[INFORMATION SUPPLIED start]

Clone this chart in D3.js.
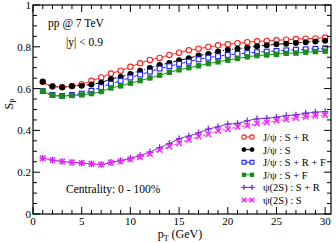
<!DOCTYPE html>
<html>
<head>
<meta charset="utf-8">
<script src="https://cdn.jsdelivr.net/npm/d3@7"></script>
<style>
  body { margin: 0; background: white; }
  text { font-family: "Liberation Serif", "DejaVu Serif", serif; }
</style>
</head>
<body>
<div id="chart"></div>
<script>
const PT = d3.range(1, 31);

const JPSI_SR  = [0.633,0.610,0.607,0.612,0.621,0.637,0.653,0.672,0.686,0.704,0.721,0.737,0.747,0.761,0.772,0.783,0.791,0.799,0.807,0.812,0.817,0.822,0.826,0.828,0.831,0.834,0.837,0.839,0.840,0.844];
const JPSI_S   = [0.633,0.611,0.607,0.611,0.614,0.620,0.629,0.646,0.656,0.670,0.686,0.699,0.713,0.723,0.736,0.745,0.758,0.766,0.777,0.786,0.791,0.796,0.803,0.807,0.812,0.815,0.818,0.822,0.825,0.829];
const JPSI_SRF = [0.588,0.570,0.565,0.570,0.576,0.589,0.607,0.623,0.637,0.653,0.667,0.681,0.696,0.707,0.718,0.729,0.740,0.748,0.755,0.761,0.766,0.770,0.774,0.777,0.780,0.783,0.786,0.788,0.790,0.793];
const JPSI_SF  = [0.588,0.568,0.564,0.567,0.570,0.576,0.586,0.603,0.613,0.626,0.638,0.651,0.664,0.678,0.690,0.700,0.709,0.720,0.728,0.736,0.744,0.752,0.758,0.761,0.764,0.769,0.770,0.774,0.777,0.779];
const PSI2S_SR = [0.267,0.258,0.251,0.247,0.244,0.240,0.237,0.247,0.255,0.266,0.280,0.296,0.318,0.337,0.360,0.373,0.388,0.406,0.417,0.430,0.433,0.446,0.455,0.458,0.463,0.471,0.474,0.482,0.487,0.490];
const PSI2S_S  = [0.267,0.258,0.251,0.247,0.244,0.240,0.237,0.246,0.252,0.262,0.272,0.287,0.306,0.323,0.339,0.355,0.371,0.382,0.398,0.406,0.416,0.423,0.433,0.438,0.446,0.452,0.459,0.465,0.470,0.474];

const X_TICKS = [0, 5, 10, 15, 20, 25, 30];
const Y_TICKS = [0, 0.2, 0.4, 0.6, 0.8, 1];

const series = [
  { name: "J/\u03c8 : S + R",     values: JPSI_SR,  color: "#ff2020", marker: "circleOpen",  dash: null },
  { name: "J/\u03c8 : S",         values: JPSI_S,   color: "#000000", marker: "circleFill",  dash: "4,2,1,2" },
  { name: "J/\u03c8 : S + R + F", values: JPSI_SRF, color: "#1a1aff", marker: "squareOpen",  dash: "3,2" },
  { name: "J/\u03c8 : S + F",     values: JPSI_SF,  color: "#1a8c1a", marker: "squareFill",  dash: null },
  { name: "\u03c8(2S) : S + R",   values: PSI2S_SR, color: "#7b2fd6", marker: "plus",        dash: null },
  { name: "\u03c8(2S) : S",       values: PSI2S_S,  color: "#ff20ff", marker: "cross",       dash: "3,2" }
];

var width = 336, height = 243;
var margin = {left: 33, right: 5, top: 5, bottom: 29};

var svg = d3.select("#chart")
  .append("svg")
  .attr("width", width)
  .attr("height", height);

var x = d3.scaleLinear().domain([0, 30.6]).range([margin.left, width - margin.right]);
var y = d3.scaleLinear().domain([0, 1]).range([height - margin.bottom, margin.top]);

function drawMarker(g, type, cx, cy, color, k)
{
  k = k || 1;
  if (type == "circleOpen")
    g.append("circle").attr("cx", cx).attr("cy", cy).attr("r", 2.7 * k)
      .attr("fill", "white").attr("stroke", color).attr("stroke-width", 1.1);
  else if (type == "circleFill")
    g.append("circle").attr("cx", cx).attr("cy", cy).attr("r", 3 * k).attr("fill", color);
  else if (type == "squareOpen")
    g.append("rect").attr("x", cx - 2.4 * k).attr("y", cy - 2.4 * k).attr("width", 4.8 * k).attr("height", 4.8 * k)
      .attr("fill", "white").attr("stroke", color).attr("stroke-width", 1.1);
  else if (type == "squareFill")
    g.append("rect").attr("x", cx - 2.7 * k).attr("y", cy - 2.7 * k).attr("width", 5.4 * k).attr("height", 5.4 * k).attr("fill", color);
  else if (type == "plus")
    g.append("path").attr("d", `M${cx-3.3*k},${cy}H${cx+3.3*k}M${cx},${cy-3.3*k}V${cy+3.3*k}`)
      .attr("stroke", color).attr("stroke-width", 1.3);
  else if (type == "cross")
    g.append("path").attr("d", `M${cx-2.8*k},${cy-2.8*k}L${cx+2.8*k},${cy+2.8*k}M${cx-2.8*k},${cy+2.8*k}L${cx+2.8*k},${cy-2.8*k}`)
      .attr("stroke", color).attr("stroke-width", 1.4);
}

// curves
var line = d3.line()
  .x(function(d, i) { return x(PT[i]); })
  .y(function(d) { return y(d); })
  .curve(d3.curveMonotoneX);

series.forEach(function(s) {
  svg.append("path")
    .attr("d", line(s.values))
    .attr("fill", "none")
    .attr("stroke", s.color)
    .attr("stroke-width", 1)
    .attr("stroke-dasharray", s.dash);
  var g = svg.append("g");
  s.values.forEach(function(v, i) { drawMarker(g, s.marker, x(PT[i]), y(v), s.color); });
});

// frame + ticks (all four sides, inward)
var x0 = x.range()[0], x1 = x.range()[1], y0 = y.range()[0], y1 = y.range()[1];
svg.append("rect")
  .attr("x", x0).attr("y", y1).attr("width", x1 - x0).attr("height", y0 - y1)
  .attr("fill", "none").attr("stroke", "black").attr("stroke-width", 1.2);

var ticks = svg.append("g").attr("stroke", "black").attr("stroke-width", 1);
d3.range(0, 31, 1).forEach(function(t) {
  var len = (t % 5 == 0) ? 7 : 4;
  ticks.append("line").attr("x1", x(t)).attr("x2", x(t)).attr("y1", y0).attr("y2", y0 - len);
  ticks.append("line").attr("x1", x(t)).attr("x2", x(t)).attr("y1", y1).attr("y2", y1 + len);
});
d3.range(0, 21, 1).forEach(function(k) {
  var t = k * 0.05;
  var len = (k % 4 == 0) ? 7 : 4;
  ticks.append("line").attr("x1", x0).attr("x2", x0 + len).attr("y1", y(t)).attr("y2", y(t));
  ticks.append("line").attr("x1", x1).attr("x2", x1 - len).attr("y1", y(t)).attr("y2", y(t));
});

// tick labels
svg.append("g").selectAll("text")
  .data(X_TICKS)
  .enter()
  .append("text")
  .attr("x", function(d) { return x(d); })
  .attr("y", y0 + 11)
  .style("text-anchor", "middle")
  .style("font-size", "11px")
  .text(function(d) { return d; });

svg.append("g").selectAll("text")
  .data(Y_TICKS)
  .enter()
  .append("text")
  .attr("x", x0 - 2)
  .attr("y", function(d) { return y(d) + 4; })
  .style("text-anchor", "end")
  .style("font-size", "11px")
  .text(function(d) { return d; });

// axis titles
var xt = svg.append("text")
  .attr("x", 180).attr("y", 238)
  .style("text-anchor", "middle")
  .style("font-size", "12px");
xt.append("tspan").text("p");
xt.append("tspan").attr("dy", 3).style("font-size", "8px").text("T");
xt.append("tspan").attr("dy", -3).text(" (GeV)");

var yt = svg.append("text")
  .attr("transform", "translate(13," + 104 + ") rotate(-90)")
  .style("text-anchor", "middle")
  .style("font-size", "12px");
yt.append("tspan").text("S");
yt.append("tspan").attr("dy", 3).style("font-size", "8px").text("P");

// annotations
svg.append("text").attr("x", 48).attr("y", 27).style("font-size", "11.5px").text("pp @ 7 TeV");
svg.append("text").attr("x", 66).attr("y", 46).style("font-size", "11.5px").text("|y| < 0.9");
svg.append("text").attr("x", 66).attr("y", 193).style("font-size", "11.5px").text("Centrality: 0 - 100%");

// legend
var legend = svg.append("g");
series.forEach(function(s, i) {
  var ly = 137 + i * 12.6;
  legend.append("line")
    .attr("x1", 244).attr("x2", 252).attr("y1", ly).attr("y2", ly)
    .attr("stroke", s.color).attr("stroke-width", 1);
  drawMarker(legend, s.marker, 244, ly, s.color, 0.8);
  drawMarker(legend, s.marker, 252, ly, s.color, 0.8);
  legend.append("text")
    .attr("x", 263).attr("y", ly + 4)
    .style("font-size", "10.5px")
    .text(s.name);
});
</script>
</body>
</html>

[INFORMATION SUPPLIED end]

Only the lines from the start of the material through the line containing "const PT = d3.range(1, 31);" should be transcribed. Pictures stay out.

Clone this chart in D3.js.
<!DOCTYPE html>
<html>
<head>
<meta charset="utf-8">
<script src="https://cdn.jsdelivr.net/npm/d3@7"></script>
<style>
  body { margin: 0; background: white; }
  text { font-family: "Liberation Serif", "DejaVu Serif", serif; }
</style>
</head>
<body>
<div id="chart"></div>
<script>
const PT = d3.range(1, 31);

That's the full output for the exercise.